The daughter of a military veteran struggles to understand her father.
With graceful prose, Ellis describes growing up in the shadow of her father, Louis Keith Boswell Jr., a World War II combat veteran who returned home with numerous medals for valor, including a coveted Silver Star. Despite Boswell becoming the beloved “local doctor” in their California town after the war, the family deteriorated. The author’s parents eventually divorced and began volleying accusations of child neglect during custody battles, while Ellis and her brother periodically visited their father and his new, free-spirited girlfriend, who was “half his age but with twice his pizzazz.” The author writes vividly of her father’s tough-love parenting style.

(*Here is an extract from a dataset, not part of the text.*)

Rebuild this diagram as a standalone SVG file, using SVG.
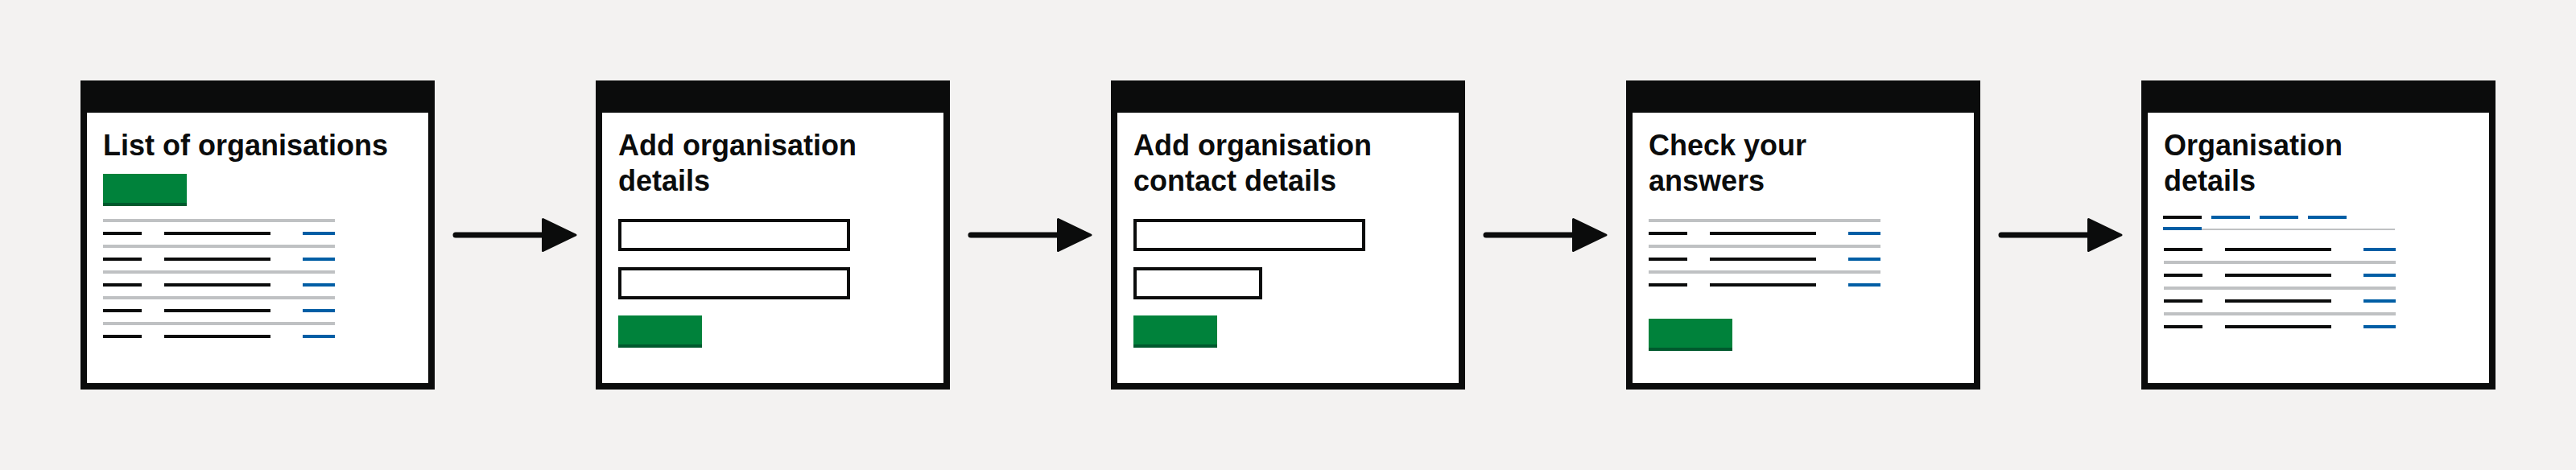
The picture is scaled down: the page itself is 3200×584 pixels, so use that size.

He graphically recounted stories about slaughtering Nazis in cold blood, gruffly taught her how to shoot a gun, and approved of her grueling dental treatments without Novocain. Her attempts to compassionately bond with her father proved futile and only exacerbated what would ultimately be uncovered as untreated battlefield PTSD, manifesting in nightmares, flashbacks, and paranoid obsessions with home surveillance. Bisecting the primary narrative is a harrowing epistolary section from Boswell’s perspective, chronicling the sheer brutality of his six-month wintertime stint with the specially trained nighttime combat fighters called Timberwolves. Ellis, now a mother herself, writes eloquently and poignantly about the night she quizzed her father about his past and he became a wellspring of emotional confessions, meticulously depicting the painful episodes of his grueling tour of duty. “One story at a time,” she writes, “he revealed himself to me.” Ellis finally achieved long-anticipated clarity and emotional healing at the conclusion of their intensive yearlong father-daughter discussions. Wartime veterans and their children will find this uncommonly strong debut a meaningful reading experience, and general readers will be moved by the story.
A moving, melancholy, and ultimately cathartic examination of wartime trauma across generations.